Duke Energy Corp. would need to curb its power plant emissions 72% by 2050, including by phasing out all existing coal generation, under an emissions-constrained future in line with the goals of the Paris Agreement on climate change, the utility said in a new report.
Duke Energy's March 22 report examines how it can avoid potential financial risks, including having stranded assets, by curbing emissions from 2010 levels under a scenario in which all U.S. utilities are forced to reduce emissions by 2050 to limit global warming to 2 degrees Celsius above pre-industrial levels. President Donald Trump has pledged to pull the U.S. from the Paris agreement, but a number of cities, states, large global investors and companies said they will continue pursuing the goals of the agreement.
Duke Energy issued the report after 46.4% of its investors in 2017 voted in support of a proposal for the utility to perform a 2-degree scenario analysis. The utility was facing the prospect of shareholders voting on a 2-degree scenario analysis proposal again this year. Duke Energy is one of the largest utilities in the U.S. and supplies electricity to about 7.6 million customers in Florida, Ohio, Kentucky, North Carolina, South Carolina and Indiana.
The report comes as utilities and other publicly traded companies continue to face pressure from investors to assess and disclose their climate-related risks. As of mid-February 2018, shareholders proposed more than 70 resolutions on climate change for the coming proxy season, which typically runs from late April through early June. Of those, 27 proposals would have companies address the risk climate change poses to carbon-emitting assets, according to a recent report by As You Sow, the Sustainable Investments Institute and Proxy Impact.
Duke Energy in its report envisioned likely having to replace coal-fired generation with renewables and "new zero-emitting generation" capable of ramping up and down to balance out supplies from renewable generation. The analysis assumes that technological advances by 2050 will enable zero-emitting generation, which could include capturing and storing carbon emissions from gas-fired power plants.
Duke Energy said that by 2050, its regulated utility generation mix would consist of 31% nuclear generation compared with 35% during 2017; 33% natural gas-fired generation, down 3 percentage points from 2017; 23% hydropower, solar and wind resources compared with just 1% in 2017; and 13% load-following zero-emitting technologies. The company's dependence on coal-fired generation would be phased out completely.
The utility acknowledged that its plans could change significantly.
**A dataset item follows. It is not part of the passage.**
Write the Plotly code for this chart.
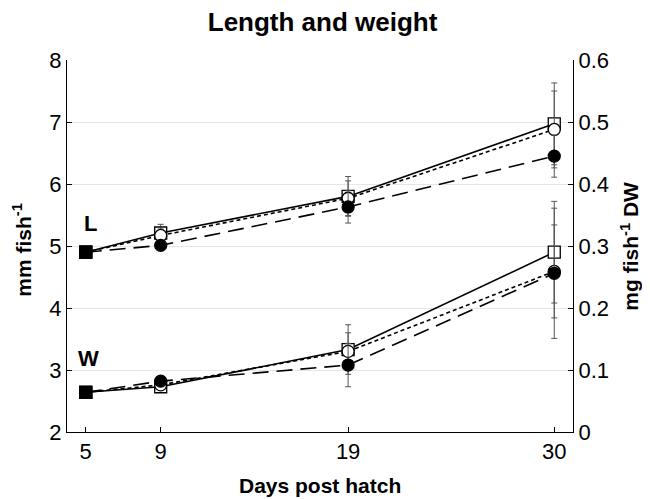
import plotly.graph_objects as go

days = [5, 9, 19, 30]

# Length (mm fish-1), left axis
L_sq = [4.9, 5.21, 5.80, 6.97]
L_sq_err = [0, 0.14, 0.32, 0.66]
L_oc = [4.9, 5.17, 5.77, 6.88]
L_oc_err = [0, 0.12, 0.28, 0.62]
L_fc = [4.9, 5.01, 5.63, 6.45]
L_fc_err = [0, 0.05, 0.26, 0.34]

# Weight (mg fish-1 DW), right axis
W_sq = [0.064, 0.073, 0.133, 0.290]
W_sq_err = [0, 0.006, 0.040, 0.082]
W_oc = [0.064, 0.076, 0.130, 0.259]
W_oc_err = [0, 0.005, 0.030, 0.075]
W_fc = [0.064, 0.082, 0.108, 0.256]
W_fc_err = [0, 0.005, 0.035, 0.105]

x_ticks = [5, 9, 19, 30]
yl_ticks = [2, 3, 4, 5, 6, 7, 8]
yr_ticks = [0, 0.1, 0.2, 0.3, 0.4, 0.5, 0.6]
yr_text = ["0", "0.1", "0.2", "0.3", "0.4", "0.5", "0.6"]

fig = go.Figure()

def add(y, err, dash, kind, axis):
    if kind == "sq":
        syms = ["square"] * 4
        cols = ["black", "white", "white", "white"]
    elif kind == "oc":
        syms = ["square", "circle", "circle", "circle"]
        cols = ["black", "white", "white", "white"]
    else:
        syms = ["square", "circle", "circle", "circle"]
        cols = ["black"] * 4
    fig.add_trace(go.Scatter(
        x=days, y=y, yaxis=axis, mode="lines+markers",
        line=dict(color="black", width=1.6, dash=dash),
        marker=dict(symbol=syms, color=cols, size=12,
                    line=dict(color="black", width=1.3)),
        error_y=dict(type="data", array=err, visible=True,
                     color="#555555", thickness=1, width=3),
        showlegend=False, cliponaxis=False,
    ))

add(L_sq, L_sq_err, "solid", "sq", "y")
add(L_oc, L_oc_err, "4px,3px", "oc", "y")
add(L_fc, L_fc_err, "16px,8px", "fc", "y")
add(W_sq, W_sq_err, "solid", "sq", "y2")
add(W_oc, W_oc_err, "4px,3px", "oc", "y2")
add(W_fc, W_fc_err, "16px,8px", "fc", "y2")

font = "Liberation Sans, Arial, sans-serif"

fig.add_annotation(x=5.27, y=5.37, xref="x", yref="y", text="<b>L</b>",
                   showarrow=False, font=dict(size=22, color="black", family=font))
fig.add_annotation(x=5.17, y=3.19, xref="x", yref="y", text="<b>W</b>",
                   showarrow=False, font=dict(size=22, color="black", family=font))

# axis titles as annotations for precise placement
fig.add_annotation(x=0.5, y=-0.143, xref="paper", yref="paper",
                   text="<b>Days post hatch</b>", showarrow=False,
                   font=dict(size=21, color="black", family=font),
                   xanchor="center", yanchor="middle")
fig.add_annotation(x=-0.089, y=0.49, xref="paper", yref="paper",
                   text="<b>mm fish<sup>-1</sup></b>", showarrow=False, textangle=-90,
                   font=dict(size=21, color="black", family=font),
                   xanchor="center", yanchor="middle")
fig.add_annotation(x=1.112, y=0.5, xref="paper", yref="paper",
                   text="<b>mg fish<sup>-1</sup> DW</b>", showarrow=False, textangle=-90,
                   font=dict(size=21, color="black", family=font),
                   xanchor="center", yanchor="middle")

axis_common = dict(zeroline=False, showline=True, linecolor="black", linewidth=1,
                   ticks="inside", ticklen=5, tickcolor="black",
                   tickfont=dict(size=22), automargin=False)

fig.update_layout(
    width=642, height=491,
    margin=dict(l=59, r=77, t=52, b=67),
    paper_bgcolor="white", plot_bgcolor="white",
    font=dict(family=font, color="black", size=21),
    title=dict(text="<b>Length and weight</b>", x=0.49, xanchor="center",
               y=0.972, yanchor="middle", font=dict(size=26, family=font)),
    xaxis=dict(range=[4, 31], tickvals=x_ticks, ticktext=[str(t) for t in x_ticks],
               showgrid=False, **axis_common),
    yaxis=dict(range=[2, 8], tickvals=yl_ticks, showgrid=True, gridcolor="#e6e6e6",
               **axis_common),
    yaxis2=dict(range=[0, 0.6], overlaying="y", side="right", tickvals=yr_ticks,
                ticktext=yr_text, showgrid=False, **axis_common),
)

fig.write_html("out.html")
"An actual pathway to emissions reductions would depend on a number of factors, including public policies and technology availability at the time of planning," Duke Energy said. It added that its actual investment plans beyond 2030 will be developed in conjunction with regulators, policymakers and stakeholders.
Duke Energy in 2017 announced plans to curb its carbon dioxide emissions 40% from 2005 levels by 2030 and in the new report said that goal "is consistent" with the path for a 2-degree scenario.
The 2-degree scenario analysis assumed electricity demand would increase 0.45% annually from 2017 to 2050, regulators would relicense all existing nuclear capacity for an additional 20 years, and natural gas prices would remain flat through 2028 and then increase 4% annually.
The scenario did not include any big breakthroughs in new electricity storage technologies beyond making existing lithium-ion technologies more cost-effective. It also assumed federal lawmakers would still be at an impasse on whether to create a national cap-and-trade regime.
Duke Energy is also looking to tackle the physical risks to its infrastructure caused by forecasts that the intensity of extreme weather events will continue to grow. The utility plans to invest $25 billion through 2026 on grid modernization, nearly $7 billion of which will be spent over the first five years for storm hardening and moving hard-to-access overhead power lines underground.
On water supplies, Duke Energy noted that sustained and severe droughts can affect hydropower, fossil and nuclear power plant operations. After a 2007 drought in the Carolinas, Duke created an in-house drought mitigation team to monitor and forecast drought effects on lake-system storage and changed some operations at nuclear and coal-fired power plants to mitigate drought-related risks. Because natural gas-fired generation withdraws less water than coal-fired plants for cooling purposes, Duke said the transition away from coal will further reduce its risk exposure to potential future droughts.
Duke Energy participated in the December 2017 pilot rollout of the Edison Electric Institute's sustainability reporting template aimed at giving investors an easier format to review how utilities are addressing risks tied to environmental, social and governance issues, including climate change.